Ihlamur kokulu yaz akşamlarında gökyüzüne açılan kalbimizle teşekkür ediyoruz mevsime. Oruçlu kelimelerin lâl dokunuşuyla susuyor içimizde biriken anlamsızlık sayfası..

Çölleşen ruhlara mâide olan vahyin serinliğine, öyle çok ihtiyacımız var ki.. Dünyanın peşinden koşan, günahın kirliliğinde giderek sınırsızlaşan, hep daha fazlasına ulaşmaya çalışan modern insana ‘fe eyne tezhebûn’ der Ramazan.. Nereye bu sonu gelmeyen yolculuk..? Yeryüzünde yaşanan onca acıya karşı seni bu kadar kayıtsızlaştıran, merhameti, başkasının derdiyle hemhâl olmayı unutturan nedir ey insan..?

Gönül ister ki bahar kokulu zamanlarda hep iyi şeyler yazalım, hep ünlemsiz kelimelere dokunalım. Fakat masada yine bir yaralı listesi var. Günden geriye kalan acı karelere bakıyorum. İftara Rabb’inin huzuruna davetli askerler, polisler, masum siviller ve derin çaresizliğimiz..

Davranış bilimlerine, psikolojiye dair ne okursanız okuyun şehit annesine ya da eşine teselli olacak bir cümle bulamıyorsunuz bazen. Sınır tanımayan ve dahi bir ahlâk anlayışı olmayan örgütler, kirlenmiş barış ve demokrasi gibi kavramları kullanarak Ortadoğu ülkesine dönen kalplerimize saldırıyor aslında. Başka dertlere şahid oldukça dünyanın peşinden koşan eylemlerimizin ne kadar sahte olduğunu fark ediyoruz. Ramazan’da daha müttakî olmamızı sağlayacak konuları da tartışabiliriz. Lakin bu küresel saldırılar acı ve gözyaşının gölgesinde bırakıyor huzur iklimini. Anne olmayı beklerken şehit olanlar, geride kalan yetim bebekler ve üç noktalara sığdıramadığımız derdimiz..

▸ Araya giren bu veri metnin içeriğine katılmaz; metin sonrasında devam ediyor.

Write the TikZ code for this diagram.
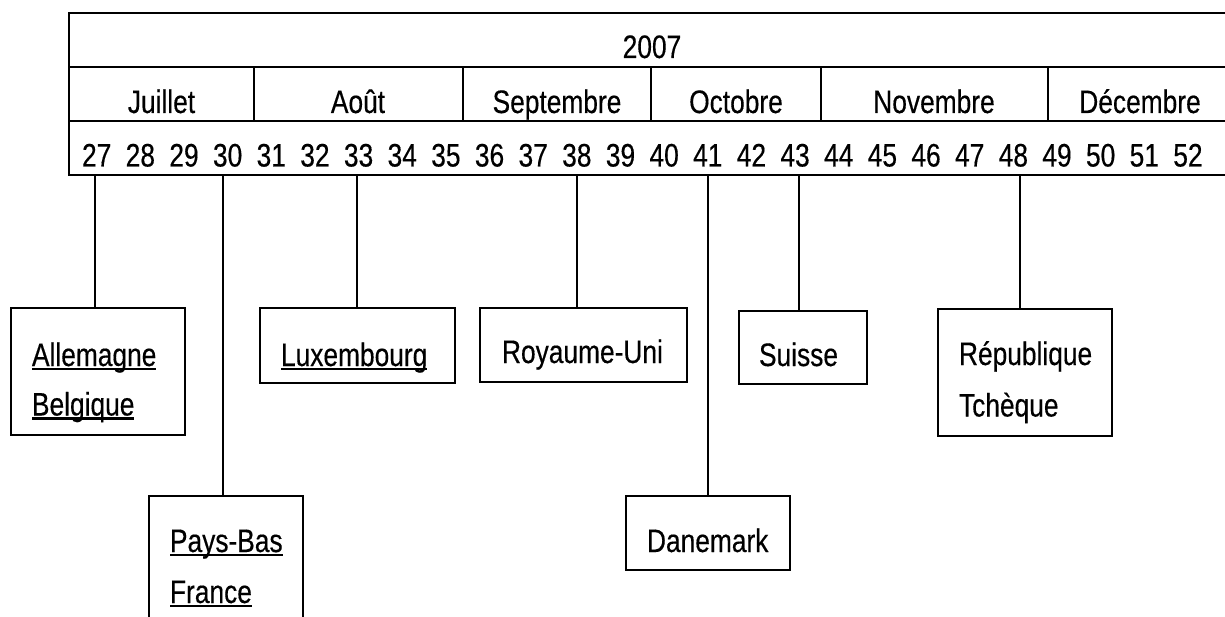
\documentclass[tikz,border=0pt]{standalone}
\usepackage{fontspec}
\setmainfont{Liberation Sans}[FakeStretch=0.81, FakeBold=0.35]
\newsavebox\ulbox
\newcommand\ulx[1]{\sbox\ulbox{#1}\rlap{\rule[-4pt]{\wd\ulbox}{2.4pt}}\usebox\ulbox}
\tikzset{
  tbl/.style={line width=1.4pt, line cap=rect},
  cbox/.style={draw, line width=1.2pt, inner sep=0pt, outer sep=0pt, anchor=north west},
  conn/.style={line width=1.2pt},
  txt/.style={inner sep=0pt, outer sep=0pt, font=\fontsize{32.5}{38}\selectfont},
}
\begin{document}
\begin{tikzpicture}[x=1pt, y=-1pt]
\clip (0,0) rectangle (1225,617);
\fill[white] (0,0) rectangle (1225,617);
% table
\draw[tbl] (1240,13) -- (69,13) -- (69,175) -- (1240,175);
\draw[tbl] (69,67) -- (1240,67);
\draw[tbl] (69,121) -- (1240,121);
\foreach \x in {254,463,651,821,1048} \draw[tbl] (\x,67) -- (\x,121);
\node[txt, anchor=base] (y2007) at (652,58) {2007};
\node[txt, anchor=base] (mjul) at (161.5,113) {Juillet};
\node[txt, anchor=base] (maou) at (358,113) {Août};
\node[txt, anchor=base] (msep) at (557,113) {Septembre};
\node[txt, anchor=base] (moct) at (736,113) {Octobre};
\node[txt, anchor=base] (mnov) at (934,113) {Novembre};
\node[txt, anchor=base] (mdec) at (1140,113) {Décembre};
\foreach \n in {27,...,52} {
  \node[txt, anchor=base] (w\n) at ({96.7+43.65*(\n-27)},166.5) {\n};
}
% connector tops on the table bottom
\coordinate (t27) at (95,175);
\coordinate (t30) at (223,175);
\coordinate (t33) at (357,175);
\coordinate (t38) at (577,175);
\coordinate (t41) at (708,175);
\coordinate (t43) at (799,175);
\coordinate (t48) at (1020,175);
% boxes
\node[cbox, minimum width=174pt, minimum height=127pt] (ab) at (11,308) {};
\node[cbox, minimum width=154pt, minimum height=160pt] (pf) at (149,496) {};
\node[cbox, minimum width=195pt, minimum height=75pt] (lu) at (260,308) {};
\node[cbox, minimum width=207pt, minimum height=74pt] (ru) at (480,308) {};
\node[cbox, minimum width=128pt, minimum height=73pt] (ch) at (739,311) {};
\node[cbox, minimum width=164pt, minimum height=74pt] (dk) at (626,496) {};
\node[cbox, minimum width=174pt, minimum height=127pt] (cz) at (938,309) {};
% texts
\node[txt, anchor=base west] (tab1) at (32,366) {\ulx{Allemagne}};
\node[txt, anchor=base west] (tab2) at (32,415.5) {\ulx{Belgique}};
\node[txt, anchor=base west] (tpf1) at (170,552) {\ulx{Pays-Bas}};
\node[txt, anchor=base west] (tpf2) at (170,603) {\ulx{France}};
\node[txt, anchor=base west] (tlu) at (281,366) {\ulx{Luxembourg}};
\node[txt, anchor=base west] (tru) at (502,363) {Royaume-Uni};
\node[txt, anchor=base west] (tch) at (759,366) {Suisse};
\node[txt, anchor=base west] (tdk) at (647,552) {Danemark};
\node[txt, anchor=base west] (tcz1) at (959,365) {République};
\node[txt, anchor=base west] (tcz2) at (959,416.5) {Tchèque};
% connectors
\draw[conn] (t27) -- (ab.north -| t27);
\draw[conn] (t30) -- (pf.north -| t30);
\draw[conn] (t33) -- (lu.north -| t33);
\draw[conn] (t38) -- (ru.north -| t38);
\draw[conn] (t41) -- (dk.north -| t41);
\draw[conn] (t43) -- (ch.north -| t43);
\draw[conn] (t48) -- (cz.north -| t48);
\end{tikzpicture}
\end{document}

Sınanıyoruz sevgili dost. Toplumu ayakta tutan değerlerimizle, avuçlarımızda kalan kardeşliğimizle sınanıyoruz. Hep başkalarını yargılamakla, hep ötekini suçlamakla bitmeyecek belli ki bu sancı.. Oruçlu olmak içimizde biriken ırkçı duyguları, kin ve nefreti silemiyorsa, secdelerimiz bizi değiştirmiyorsa yanlış anlaşılan bir ibadet tasavvurumuz var demektir. Ne zaman ki içi boşaltılan muhafazakâr dindarlığın yerini bilinçli, tahkikî bir iman alırsa terör gibi sorunlarımızı da hep birlikte kardeşçe aşacağız..

Sahte dindarlığın, sloganik ifadelerin ve ruhu boşaltılan ibadetlerin insani olmadığını idrak etmek bu konuda ne kadar ciddi olduğumuzu da gösterir. Politik kamplaşmanın, cemaat ve mezhep taassubunun giderek arttığı zamanlarda ‘nasıl daha kaliteli Müslüman oluruz’ sorusuna cevap aramamız gerekirken bu kutlu mevsimi anlamsız tartışmalarla gölgelendirmek, Ramazan’ın ruhunu öldürüp cesediyle muhatap olmaktır. Kur’an ayında vahyin ve Nebevî kaynağın dışında kendi doğrusunu mutlak hakikat diye sunan, ötekine saygı duymayan, topluma reyting için din anlatan, soyut, hissiz ve derinliksiz algı terör gibi sorunlarımıza hiçbir zaman çözüm olamayacaktır..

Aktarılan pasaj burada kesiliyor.